Pioneers are often not starting with planting a church, but rather planting the gospel and seeing and serving what emerges. If we believe in local church, we will have to work towards something that doesn’t look like local church.

At the end of our 24 hours together there were three areas that the Mission Forum agreed we need to pursue:

  1. A conversation with our Baptist colleges and Ministries Team around how we train and form leaders for a mixed economy of church expression, encouraging and enabling different models of church to co-exist and flourish, working in collaboration rather than competition.

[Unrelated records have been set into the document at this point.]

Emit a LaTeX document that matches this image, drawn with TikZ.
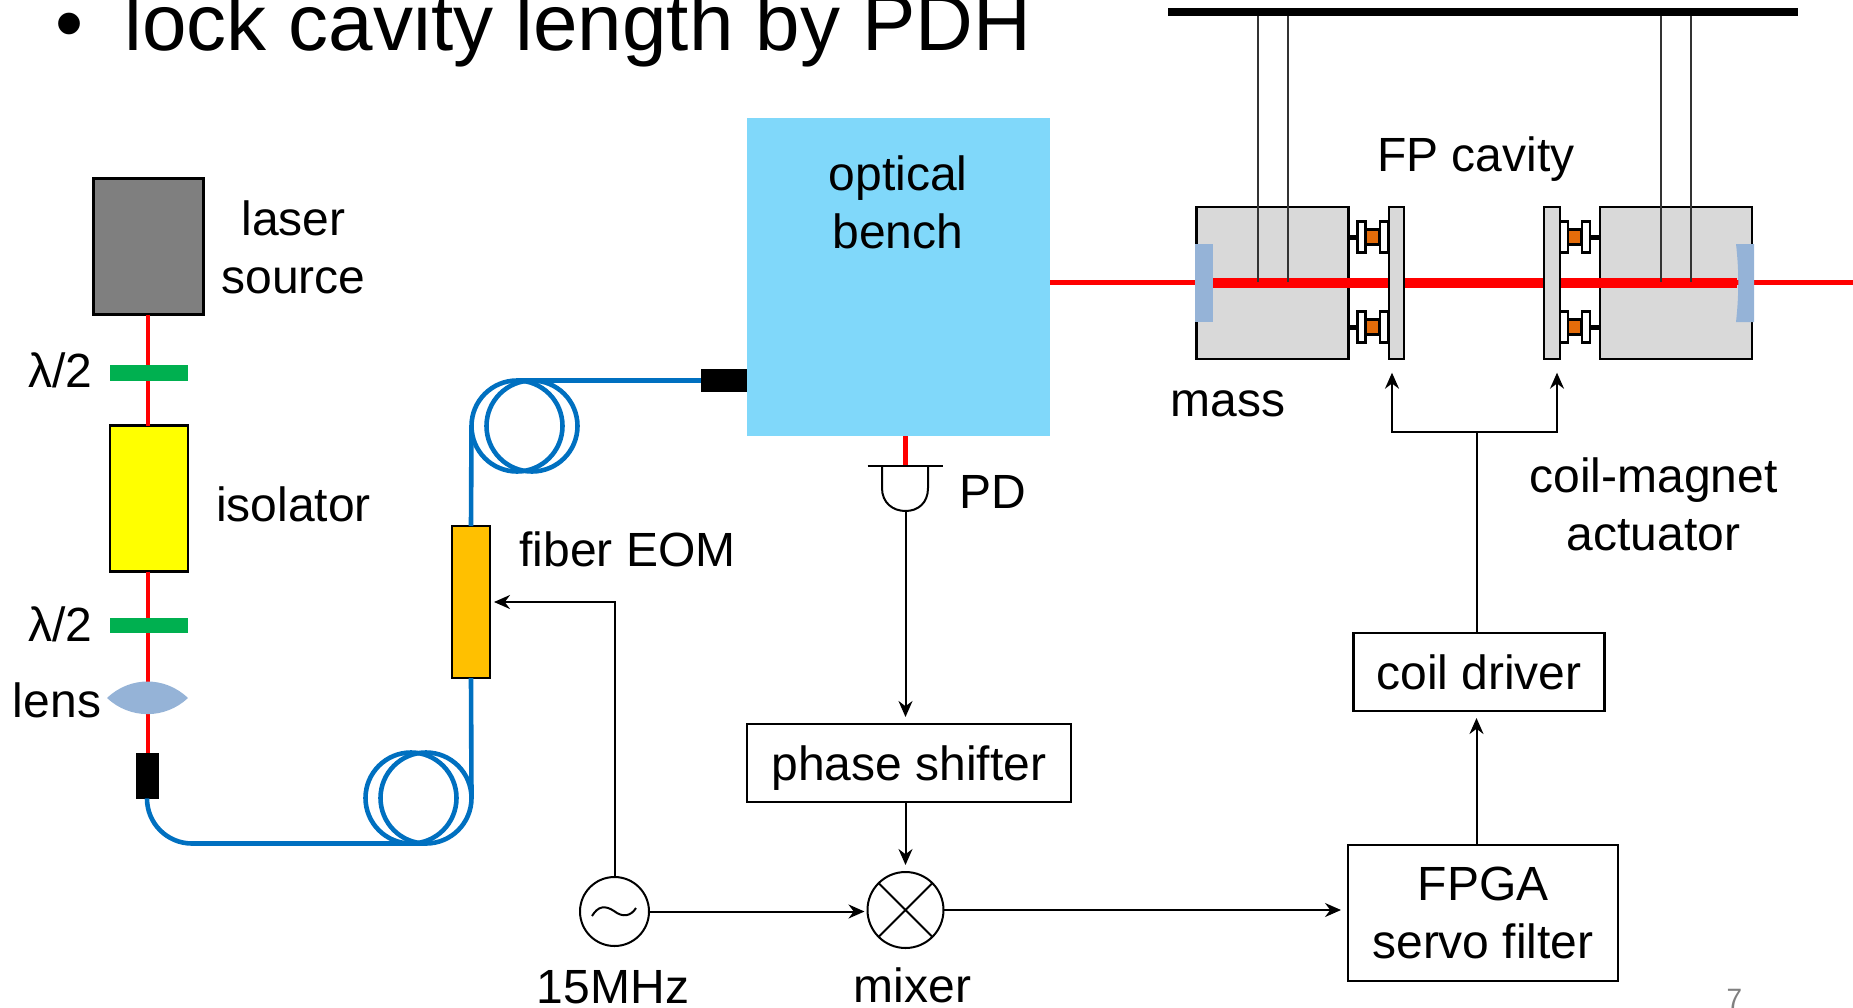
\documentclass[tikz,border=0pt]{standalone}
\usepackage{fontspec}
\setmainfont{Liberation Sans}
\usepackage{tikz}
\usetikzlibrary{arrows.meta}
\definecolor{benchblue}{HTML}{80D8FA}
\definecolor{fibreblue}{HTML}{0070C0}
\definecolor{mirrorblue}{HTML}{95B3D7}
\definecolor{wpgreen}{HTML}{00B050}
\definecolor{isoyellow}{HTML}{FFFF00}
\definecolor{eomorange}{HTML}{FFC000}
\definecolor{coilorange}{HTML}{E46C0A}
\definecolor{massgray}{HTML}{D9D9D9}
\definecolor{lasergray}{HTML}{7F7F7F}

\begin{document}
\begin{tikzpicture}[>={Stealth[length=8pt,width=7pt]}, x=0.5pt, y=-0.5pt,
	lbl/.style={inner sep=0pt, font=\fontsize{24}{29}\selectfont, align=center},
	part/.style={rectangle, inner sep=0pt, outer sep=0pt},
	box/.style={part, draw, line width=1.2pt},
	sig/.style={->, line width=1pt, shorten >=3.5pt},
	beam/.style={red, line width=2.7pt},
	fatbeam/.style={red, line width=5pt},
	fibre/.style={fibreblue, line width=2.3pt},
	coil/.style={circle, draw=fibreblue, line width=2.3pt, inner sep=0pt, outer sep=0pt, minimum size=45.5pt},
	magnet/.style={box, fill=white, minimum width=4pt, minimum height=15.5pt},
	winding/.style={box, fill=coilorange, minimum width=6.5pt, minimum height=7.5pt},
	stub/.style={line width=2.5pt},
	wire/.style={black!80, line width=0.6pt}]
	\useasboundingbox (0,0) rectangle (1853,1007);

	\node[lbl, anchor=base west, font=\fontsize{40}{48}\selectfont] (title) at (55,50) {•\hspace{20.5pt}lock cavity length by PDH};

	% laser line
	\node[box, fill=lasergray, minimum width=55pt, minimum height=68pt] (laser) at (148.5,246.5) {};
	\node[part, fill=wpgreen, minimum width=39pt, minimum height=8pt] (hwa) at (149,373) {};
	\node[box, fill=isoyellow, minimum width=39pt, minimum height=73pt] (iso) at (149,498.5) {};
	\node[part, fill=wpgreen, minimum width=39pt, minimum height=7.5pt] (hwb) at (149,625.5) {};
	\coordinate (lens) at (148,698);
	\node[part, fill=black, minimum width=11.5pt, minimum height=23pt] (porta) at (147,776) {};
	\draw[beam, line width=2.3pt] (lens |- laser.south) -- (lens |- hwa.north)
		(lens |- hwa.south) -- (lens |- iso.north)
		(lens |- iso.south) -- (lens |- hwb.north)
		(lens |- hwb.south) -- (lens |- porta.north);
	\fill[mirrorblue] (107,698) .. controls (130,676) and (165,676) .. (188,698)
		.. controls (165,719.5) and (130,719.5) .. (107,698) -- cycle;

	\node[lbl] (lasertxt) at (293.5,247) {laser\\source};
	\node[lbl] (isotxt) at (293.5,504) {isolator};
	\node[lbl] (hwatxt) at (60.5,370) {λ/2};
	\node[lbl] (hwbtxt) at (60.5,624.5) {λ/2};
	\node[lbl] (lenstxt) at (57,700) {lens};

	% fibre to the bench
	\node[coil] (coila) at (411,798) {};
	\node[coil] (coilb) at (426,798) {};
	\node[coil] (coilc) at (517,426) {};
	\node[coil] (coild) at (532,426) {};
	\node[box, fill=eomorange, minimum width=19pt, minimum height=76pt] (eom) at (471,602) {};
	\node[part, fill=black, minimum width=23pt, minimum height=11.5pt] (portb) at (724,380.5) {};
	\node[part, fill=benchblue, minimum width=151.5pt, minimum height=159pt] (bench) at (898.5,277) {};
	\draw[fibre, rounded corners=22.5pt] (porta.south) |- (coilb.south);
	\draw[fibre] (coilb.east) -- (eom.south);
	\draw[fibre] (eom.north) -- (coilc.west);
	\draw[fibre] (coilc.north) -- (portb.west);
	\node[lbl] (eomtxt) at (627.5,549.5) {fiber EOM};
	\node[lbl] (benchtxt) at (898,202) {optical\\bench};

	% detection and servo
	\coordinate (pdtop) at (905.5,465.7);
	\coordinate (pd) at (905.5,511);
	\draw[beam] (pdtop |- bench.south) -- (pdtop);
	\draw[line width=1pt] (867.7,465.7) -- (943,465.7);
	\draw[line width=1pt] (882,465.7) -- (882,488) .. controls (882,503) and (893,511) .. (pd)
		.. controls (918,511) and (928,503) .. (928,488) -- (928,465.7);
	\node[lbl] (pdtxt) at (993,491.5) {PD};
	\node[box, minimum width=162pt, minimum height=39pt, lbl, text depth=0pt] (shifter) at (909,763) {phase shifter};
	\node[circle, draw, line width=1pt, inner sep=0pt, outer sep=0pt, minimum size=34.5pt] (osc) at (614.5,911.5) {};
	\node[circle, draw, line width=1pt, inner sep=0pt, outer sep=0pt, minimum size=38pt] (mixer) at (905.5,910) {};
	\draw[line width=1pt] (592,916) .. controls (598,906) and (605,905) .. (614,911)
		.. controls (623,918) and (631,916) .. (636,908);
	\draw[line width=1pt] (mixer.45) -- (mixer.225) (mixer.135) -- (mixer.-45);
	\node[lbl] (osctxt) at (613,987) {15MHz};
	\node[lbl] (mixertxt) at (912.5,985) {mixer};
	\node[box, minimum width=135pt, minimum height=68pt, lbl] (fpga) at (1483,913) {FPGA\\servo filter};
	\node[box, minimum width=125.5pt, minimum height=39pt, lbl] (driver) at (1479,672) {coil driver};
	\coordinate (fork) at (1476.5,432);
	\coordinate (tipa) at (1392,372.7);
	\coordinate (tipb) at (1557,372.7);
	\draw[sig] (pd) -- (pd |- shifter.north);
	\draw[sig] (mixer.north |- shifter.south) -- (mixer.north);
	\draw[sig, shorten >=1.5pt] (osc.east) -- (mixer.west |- osc.east);
	\draw[sig, shorten >=2pt] (osc.north) |- (eom.east);
	\draw[sig] (mixer.east) -- (fpga.west |- mixer.east);
	\draw[sig] (fork |- fpga.north) -- (fork |- driver.south);
	\draw[line width=1pt] (fork |- driver.north) -- (fork);
	\draw[sig, shorten >=0pt] (fork) -| (tipa);
	\draw[sig, shorten >=0pt] (fork) -| (tipb);
	\node[lbl] (acttxt) at (1653.5,504) {coil-magnet\\actuator};

	% suspended cavity
	\node[part, fill=black, minimum width=315pt, minimum height=4pt] (bar) at (1483,12) {};
	\node[box, fill=massgray, minimum width=76pt, minimum height=76pt] (massa) at (1272.5,283) {};
	\node[box, fill=massgray, minimum width=76pt, minimum height=76pt] (massb) at (1676,283) {};
	\node[part, fill=mirrorblue, minimum width=9pt, minimum height=39pt] (mirrora) at (1204,282.5) {};
	\coordinate (mirrorb) at (1737,282.5);
	\coordinate (outb) at (1853,282.5);
	\draw[beam] (bench.east |- mirrora.west) -- (mirrora.west);
	\draw[beam] (mirrorb) -- (outb);
	\draw[fatbeam] (mirrora.east) -- (mirrorb);
	\fill[mirrorblue] (1736,244) .. controls (1739,270) and (1739,295) .. (1736,322) -- (1754,322) -- (1754,244) -- cycle;
	\node[box, fill=massgray, minimum width=7.5pt, minimum height=76pt] (platea) at (1396.5,283) {};
	\node[box, fill=massgray, minimum width=8pt, minimum height=76pt] (plateb) at (1552,283) {};

	\node[magnet] (maga) at (1361.5,237) {};
	\node[magnet] (magb) at (1384,237) {};
	\node[winding] (winda) at (1372.5,237) {};
	\draw[stub] (massa.east |- maga.west) -- (maga.west);
	\node[magnet] (magc) at (1361.5,327) {};
	\node[magnet] (magd) at (1384,327) {};
	\node[winding] (windb) at (1372.5,327) {};
	\draw[stub] (massa.east |- magc.west) -- (magc.west);
	\node[magnet] (mage) at (1564,237) {};
	\node[magnet] (magf) at (1586,237) {};
	\node[winding] (windc) at (1574.5,237) {};
	\draw[stub] (magf.east) -- (massb.west |- magf.east);
	\node[magnet] (magg) at (1564,327) {};
	\node[magnet] (magh) at (1586,327) {};
	\node[winding] (windd) at (1574.5,327) {};
	\draw[stub] (magh.east) -- (massb.west |- magh.east);

	\draw[wire] (1258,16) -- (1258,282);
	\draw[wire] (1288,16) -- (1288,282);
	\draw[wire] (1661,16) -- (1661,282);
	\draw[wire] (1691,16) -- (1691,282);

	\node[lbl] (fptxt) at (1476,159) {FP cavity};
	\node[lbl] (masstxt) at (1228,404) {mass};
	\node[lbl, text=gray, font=\fontsize{14}{17}\selectfont] (pagenum) at (1734.5,999) {7};
\end{tikzpicture}
\end{document}
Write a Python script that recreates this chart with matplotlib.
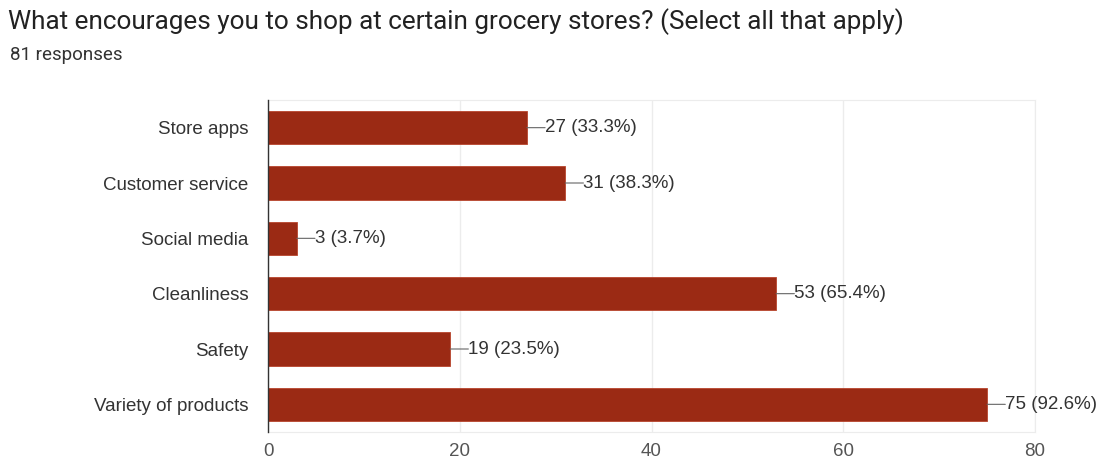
import matplotlib
matplotlib.use("Agg")
import matplotlib.pyplot as plt

categories = ["Store apps", "Customer service", "Social media",
              "Cleanliness", "Safety", "Variety of products"]
counts = [27, 31, 3, 53, 19, 75]
percents = [33.3, 38.3, 3.7, 65.4, 23.5, 92.6]
xticks = [0, 20, 40, 60, 80]

bar_color = "#9b2a14"

fig = plt.figure(figsize=(11.05, 4.61), dpi=100)
ax = fig.add_axes([268 / 1105, 1 - 432 / 461, (1035 - 268) / 1105, (432 - 100) / 461])

y = list(range(len(categories)))
ax.barh(y, counts, height=0.6, color=bar_color, edgecolor="#b8442c", linewidth=0.6, zorder=3)
ax.set_ylim(len(categories) - 0.5, -0.5)
ax.set_xlim(0, 80)
ax.set_yticks(y)
ax.set_yticklabels(categories, fontsize=13.5, color="#333333", family="Liberation Sans")
ax.set_xticks(xticks)
ax.set_xticklabels([str(t) for t in xticks], fontsize=13.5, color="#555555", family="Liberation Sans")
ax.tick_params(axis="both", length=0)
ax.tick_params(axis="y", pad=14)
ax.tick_params(axis="x", pad=8)

ax.grid(axis="x", color="#ececec", linewidth=1, zorder=0)
for side in ["top", "right", "bottom"]:
    ax.spines[side].set_color("#ececec")
ax.spines["left"].set_color("#333333")
ax.spines["left"].set_linewidth(1.0)
ax.spines["left"].set_zorder(4)

# value annotations with short leader lines
for yi, c, p in zip(y, counts, percents):
    ax.annotate("", xy=(c, yi), xytext=(c + 1.9, yi),
                arrowprops=dict(arrowstyle="-", color="#666666", lw=0.8,
                                shrinkA=0, shrinkB=0))
    ax.text(c + 1.9, yi, f"{c} ({p}%)", va="center", ha="left",
            fontsize=13.5, color="#333333", family="Liberation Sans")

fig.text(8 / 1105, 1 - 22 / 461, "What encourages you to shop at certain grocery stores? (Select all that apply)",
         fontsize=18.8, color="#222222", family="Roboto", va="center", ha="left")
fig.text(10 / 1105, 1 - 55 / 461, "81 responses", fontsize=13.5, color="#333333",
         family="Roboto", va="center", ha="left")

fig.savefig("out.png", dpi=100, facecolor="white")
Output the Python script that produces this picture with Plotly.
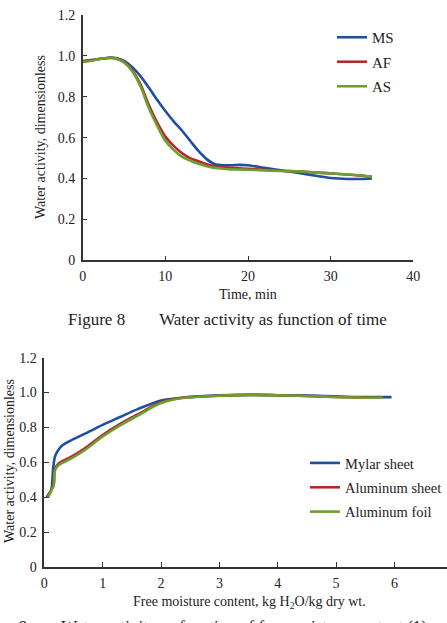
import plotly.graph_objects as go

W, H = 447, 623

# ---------- Figure 8 data ----------
time_min = [0, 1, 2, 3, 3.5, 4, 5, 6, 7, 8, 9, 10, 11, 12, 13, 14, 15, 16, 17, 18, 19, 20,
            22, 24, 26, 28, 30, 32, 34, 35]
aw_MS = [0.975, 0.98, 0.985, 0.99, 0.992, 0.99, 0.975, 0.945, 0.90, 0.845, 0.785, 0.73, 0.68,
         0.635, 0.585, 0.535, 0.495, 0.47, 0.465, 0.465, 0.467, 0.465, 0.452, 0.44, 0.428,
         0.415, 0.403, 0.398, 0.398, 0.400]
aw_AF = [0.972, 0.978, 0.985, 0.99, 0.99, 0.988, 0.97, 0.93, 0.86, 0.76, 0.675, 0.605, 0.56,
         0.525, 0.50, 0.485, 0.47, 0.46, 0.455, 0.452, 0.45, 0.448, 0.443, 0.438, 0.435, 0.43,
         0.425, 0.42, 0.413, 0.408]
aw_AS = [0.97, 0.976, 0.984, 0.99, 0.99, 0.987, 0.968, 0.925, 0.85, 0.745, 0.66, 0.585, 0.54,
         0.507, 0.488, 0.472, 0.46, 0.452, 0.448, 0.445, 0.444, 0.443, 0.44, 0.437, 0.435,
         0.43, 0.425, 0.42, 0.414, 0.408]

# ---------- Figure 9 data ----------
moist_mylar = [0.04, 0.08, 0.12, 0.15, 0.18, 0.22, 0.3, 0.45, 0.67, 1.0, 1.3, 1.6, 2.0, 2.4,
               3.0, 3.5, 4.0, 4.7, 5.3, 5.95]
aw_mylar = [0.40, 0.42, 0.44, 0.56, 0.63, 0.66, 0.695, 0.725, 0.76, 0.815, 0.86, 0.905, 0.955,
            0.972, 0.984, 0.987, 0.985, 0.982, 0.975, 0.974]
moist_alsheet = [0.06, 0.1, 0.13, 0.16, 0.18, 0.22, 0.3, 0.45, 0.67, 1.0, 1.3, 1.6, 2.0, 2.4,
                 3.0, 3.5, 4.0, 4.7, 5.3, 5.8]
aw_alsheet = [0.40, 0.43, 0.45, 0.47, 0.56, 0.585, 0.605, 0.63, 0.675, 0.757, 0.82, 0.875, 0.945,
              0.972, 0.982, 0.987, 0.985, 0.978, 0.972, 0.97]
moist_alfoil = [0.06, 0.1, 0.13, 0.16, 0.18, 0.22, 0.3, 0.45, 0.67, 1.0, 1.3, 1.6, 2.0, 2.4,
                3.0, 3.5, 4.0, 4.7, 5.3, 5.8]
aw_alfoil = [0.40, 0.425, 0.445, 0.465, 0.55, 0.575, 0.595, 0.62, 0.665, 0.748, 0.812, 0.868,
             0.94, 0.97, 0.982, 0.987, 0.985, 0.978, 0.972, 0.97]

y_ticks = [0, 0.2, 0.4, 0.6, 0.8, 1.0, 1.2]
y_ticktext = ["0", "0.2", "0.4", "0.6", "0.8", "1.0", "1.2"]
x1_ticks = [0, 10, 20, 30, 40]
x2_ticks = [0, 1, 2, 3, 4, 5, 6]

BLUE, RED, GREEN = "#1f4f9e", "#b3282c", "#6d9e2f"
FONT = "Liberation Serif"
TXT = "#222"
LW = 2.6

fig = go.Figure()
for name, y, c in [("MS", aw_MS, BLUE), ("AF", aw_AF, RED), ("AS", aw_AS, GREEN)]:
    fig.add_trace(go.Scatter(x=time_min, y=y, name=name, mode="lines",
                             line=dict(color=c, width=LW, shape="spline", smoothing=1.0),
                             xaxis="x", yaxis="y", legend="legend", legendgroup=name))
for name, x, y, c in [("Mylar sheet", moist_mylar, aw_mylar, BLUE),
                      ("Aluminum sheet", moist_alsheet, aw_alsheet, RED),
                      ("Aluminum foil", moist_alfoil, aw_alfoil, GREEN)]:
    fig.add_trace(go.Scatter(x=x, y=y, name=name, mode="lines",
                             line=dict(color=c, width=LW, shape="spline", smoothing=0.8),
                             xaxis="x2", yaxis="y2", legend="legend2", legendgroup=name))

def px_x(p):
    return p / W

def px_y(p):
    return 1 - p / H

axis_common = dict(showline=True, linecolor="#333", linewidth=1.5, ticks="inside",
                   ticklen=5, tickwidth=1.3, tickcolor="#333", showgrid=False, zeroline=False,
                   tickfont=dict(family=FONT, size=14, color=TXT), mirror=False,
                   automargin=False)

fig.update_layout(
    width=W, height=H, margin=dict(l=0, r=0, t=0, b=0, autoexpand=False),
    paper_bgcolor="white", plot_bgcolor="white",
    font=dict(family=FONT, color=TXT),
    xaxis=dict(domain=[px_x(82.7), px_x(413.3)], range=[0, 40], tickvals=x1_ticks,
               anchor="y", ticklabelstandoff=2, **axis_common),
    yaxis=dict(domain=[px_y(260.3), px_y(15)], range=[0, 1.2], tickvals=y_ticks,
               ticktext=y_ticktext, anchor="x", ticklabelstandoff=3, **axis_common),
    xaxis2=dict(domain=[px_x(44.3), 1.0], range=[0, 6.9], tickvals=x2_ticks,
                anchor="y2", ticklabelstandoff=2, **axis_common),
    yaxis2=dict(domain=[px_y(567), px_y(357.7)], range=[0, 1.2], tickvals=y_ticks,
                ticktext=y_ticktext, anchor="x2", ticklabelstandoff=3, **axis_common),
    legend=dict(x=px_x(332), y=px_y(21), xanchor="left", yanchor="top",
                font=dict(family=FONT, size=15, color=TXT), tracegroupgap=2,
                bgcolor="rgba(0,0,0,0)"),
    legend2=dict(x=px_x(305), y=px_y(447), xanchor="left", yanchor="top",
                 font=dict(family=FONT, size=14.5, color=TXT), tracegroupgap=2.5,
                 bgcolor="rgba(0,0,0,0)"),
)

ann = [
    dict(text="Water activity, dimensionless", x=px_x(40), y=px_y(137), textangle=-90),
    dict(text="Time, min", x=px_x(248), y=px_y(294)),
    dict(text="Water activity, dimensionless", x=px_x(9), y=px_y(461), textangle=-90),
    dict(text="Free moisture content, kg H<sub>2</sub>O/kg dry wt.", x=px_x(249), y=px_y(602)),
]
for a in ann:
    fig.add_annotation(xref="paper", yref="paper", showarrow=False,
                       xanchor="center", yanchor="middle",
                       font=dict(family=FONT, size=14, color=TXT), **a)

fig.add_annotation(xref="paper", yref="paper", showarrow=False, x=px_x(227), y=px_y(320),
                   xanchor="center", yanchor="middle",
                   text="Figure 8\u2003\u2003Water activity as function of time",
                   font=dict(family=FONT, size=17, color=TXT))
fig.add_annotation(xref="paper", yref="paper", showarrow=False, x=px_x(198), y=px_y(626),
                   xanchor="center", yanchor="middle",
                   text="Figure 9\u2003\u2003Water activity as function of free moisture content (1)",
                   font=dict(family=FONT, size=17, color=TXT))

fig.write_html("out.html")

  2. There is a need to research possible alternative metrics that are more appropriate to measuring the fruitfulness of mission in various contexts. Jesus describes discipleship very simply: that people would learn to obey his teachings regarding character and behaviour. So is success measured simply according to attendance and income? Or should we be looking to see whether the fruit of the Spirit is emerging in our communities and expecting transformation at the individual, community and civic levels? What are we counting as success? And how do we measure that?
  3. How do we receive wisdom, insight and understanding from the migrant and diverse communities already in our midst? Drawing upon the wisdom of BMS from the overseas mission field and their learning from the Action Team Programme what are the possibilities of UK based action teams involving reverse missionaries from the Global South and connecting with internships already operating.